Expert predicts more pain for homeowners with house prices to plunge by another $100K in 2023 – as Reserve Bank readies to hike interest rates again this week

  • Property prices expected to fall by 11 per cent
  • Prices could drop by more than $100,000 

The prices of homes around Australia are expected to drop by an average of more than $100,000 this year.

National Australia Bank chief economist Alan Oster said Australia’s economy is struggling with only 0.7 per cent growth forecast for 2023.

‘Unemployment is going to go up a bit but not excessively. Property prices are down 6 per cent in 2022, they will go down another 11 per cent this year,’ he told the Herald Sun.

Mr Oster said the drop will come as a ‘slow burn’ with its full effects not felt until the end of this year. 

An 11 per cent home value drop would see a $132,000 decrease in Sydney and $107,000 in Melbourne. 

Brisbane property prices are expected to fall by 15.1 per cent – an average of $118,000.

Property values around Australia are expected to plummet by 11 per cent this year, with major cities expected to cop losses greater than $100,000 on average

ANZ has also predicted housing prices will fall by 11 per cent while Commonwealth Bank economist Gareth Aird believes there will be a 15 per cent drop ‘from peak to trough’.

‘The sharp increase in interest rates, which has flowed through to significantly higher mortgage rates, has weighed on both the willingness and ability to borrow,’ he said.

‘For context, the RBA’s 300 [basis points] of already delivered rate hikes has reduced borrowing capacity by roughly 25 per cent.’

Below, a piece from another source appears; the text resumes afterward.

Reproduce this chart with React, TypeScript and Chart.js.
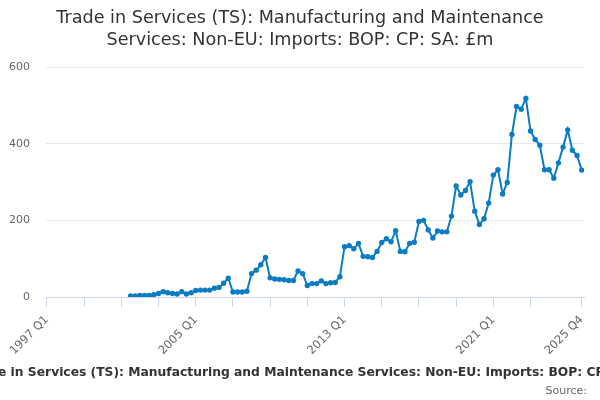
import { useEffect, useRef } from "react"
import { Chart, type ChartConfiguration, type Plugin, registerables } from "chart.js"

Chart.register(...registerables)

const TITLE = "Trade in Services (TS): Manufacturing and Maintenance Services: Non-EU: Imports: BOP: CP: SA: £m"
const titleLines = ["Trade in Services (TS): Manufacturing and Maintenance", "Services: Non-EU: Imports: BOP: CP: SA: £m"]

// quarters 1997 Q1 .. 2025 Q4
const firstYear = 1997
const lastYear = 2025
const quarters: string[] = []
for (let y = firstYear; y <= lastYear; y++) {
  for (let q = 1; q <= 4; q++) quarters.push(`${y} Q${q}`)
}

const labelledQuarters = ["1997 Q1", "2005 Q1", "2013 Q1", "2021 Q1", "2025 Q4"]
const yTicks = [0, 200, 400, 600]

// series starts at 2001 Q3
const seriesStart = "2001 Q3"
const imports = [
  3, 3, 4, 4, 4, 6, 9, 14, 11, 9, 8, 14, 8, 11, 17, 18, 18, 18, 23, 25,
  36, 49, 13, 13, 13, 15, 61, 70, 84, 103, 50, 47, 46, 45, 43, 43, 68, 61,
  30, 35, 35, 42, 35, 37, 38, 53, 131, 134, 126, 140, 106, 105, 103, 119,
  142, 152, 144, 173, 119, 118, 140, 143, 197, 200, 175, 154, 172, 170, 170, 211,
  290, 266, 278, 301, 224, 189, 204, 245, 318, 332, 269, 299, 424, 497, 490, 518,
  433, 411, 396, 332, 332, 310, 350, 391, 436, 383, 369, 331,
]

const FONT = "'DejaVu Sans', Verdana, sans-serif"

const textPlugin: Plugin = {
  id: "texts",
  afterDraw(chart) {
    const ctx = chart.ctx
    ctx.save()
    ctx.fillStyle = "#333333"
    ctx.textBaseline = "middle"
    ctx.textAlign = "center"
    ctx.font = `17.6px ${FONT}`
    ctx.fillText(titleLines[0], 300, 18)
    ctx.fillText(titleLines[1], 300, 40)

    ctx.font = `bold 12.3px ${FONT}`
    ctx.textAlign = "left"
    const cut = ctx.measureText("Trad").width + 2
    ctx.fillText(TITLE, -cut, 373)

    ctx.font = `11px ${FONT}`
    ctx.fillStyle = "#666666"
    ctx.textAlign = "right"
    ctx.fillText("Source:", 587, 391)
    ctx.restore()
  },
}

export default function App() {
  const canvasRef = useRef<HTMLCanvasElement>(null)

  useEffect(() => {
    if (!canvasRef.current) return
    const startIdx = quarters.indexOf(seriesStart)
    const points = imports.map((v, k) => ({ x: startIdx + k, y: v }))
    const tickValues: number[] = []
    for (let i = 0; i < quarters.length - 4; i += 8) tickValues.push(i)
    tickValues.push(quarters.length - 1)

    const config: ChartConfiguration<"line"> = {
      type: "line",
      data: {
        datasets: [
          {
            label: "Imports",
            data: points,
            borderColor: "#0b7cc3",
            backgroundColor: "#0b7cc3",
            borderWidth: 2,
            pointRadius: 1.7,
            pointHoverRadius: 3,
            tension: 0,
          },
        ],
      },
      options: {
        responsive: false,
        animation: false,
        layout: { padding: { left: 0, top: 67, right: 16, bottom: 0 } },
        plugins: {
          legend: { display: false },
          title: { display: false },
          tooltip: { enabled: false },
        },
        scales: {
          x: {
            type: "linear",
            min: -0.2,
            max: quarters.length - 0.5,
            afterBuildTicks: (scale) => {
              scale.ticks = tickValues.map((v) => ({ value: v }))
            },
            afterFit: (scale) => {
              scale.height = 103
            },
            border: { display: true, color: "#ccd6eb", width: 1 },
            grid: {
              drawOnChartArea: false,
              drawTicks: true,
              tickLength: 10,
              color: "#ccd6eb",
            },
            ticks: {
              autoSkip: false,
              maxRotation: 45,
              minRotation: 45,
              padding: 6,
              color: "#666666",
              font: { family: FONT, size: 11.5 },
              callback: (value) => {
                const label = quarters[Number(value)]
                return labelledQuarters.includes(label) ? label : ""
              },
            },
          },
          y: {
            min: 0,
            max: 600,
            afterBuildTicks: (scale) => {
              scale.ticks = yTicks.map((v) => ({ value: v }))
            },
            afterFit: (scale) => {
              scale.width = 46
            },
            border: { display: false },
            grid: { color: "#e6e6e6", drawTicks: false },
            ticks: {
              padding: 16,
              color: "#666666",
              font: { family: FONT, size: 11 },
            },
          },
        },
      },
      plugins: [textPlugin],
    }

    const chart = new Chart(canvasRef.current, config)
    return () => chart.destroy()
  }, [])

  return (
    <div style={{ position: "absolute", left: 0, top: 0, width: 600, height: 400, background: "#fff" }}>
      <canvas ref={canvasRef} width={600} height={400} style={{ width: 600, height: 400 }} />
    </div>
  )
}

ANZ has predicted house prices will then begin to rise by roughly five per cent in 2024. 

Exacerbating the situation is the lack of housing available in Australia as the country prepares to welcome some 200,000 immigrants this year.

With another rate rise due on Tuesday, thousands of Aussies that trusted the advice of Reserve Bank Governor Philip Lowe after he said rates would stay low until 2024 are now feeling duped.

Hundreds of homeowners who bought homes at peak prices are now dealing with loans that are bigger than what their property is worth – known as negative equity.

Reserve Bank Governor Philip Lowe is facing harsh criticism ahead of another rate rise on Tuesday after predicting rates would stay low until 2024 (pictured, the RBA)

Reserve Bank Governor Philip Lowe is facing harsh criticism ahead of another rate rise on Tuesday after predicting rates would stay low until 2024 (pictured, the RBA)

Renters are also bearing the brunt of continually climbing rates and face weekly increases of $100 as landlords struggle with soaring repayments.

Dr Lowe has apologised for his failed prediction but it’s of little comfort to the almost 600,000 Australians who bought property relying on predictions of continuing low interest rates.

The Reserve Bank Governor’s position is up for renewal in September.

He will face a government committee on February 17. 

Federal Liberal National Party MP for Groom – regional Queensland – Garth Hamilton will sit on the committee and described Dr Lowe’s prediction as ‘extraordinary’.

Westpac senior economist Matthew Hassan believes the RBA should have raised rates in early 2021.

The bank is now predicting another three 0.25 rate rises this year and four drops of 0.25 per cent in 2024.

However, Mr Hassan is predicting only an eight per cent drop in property value in 2023.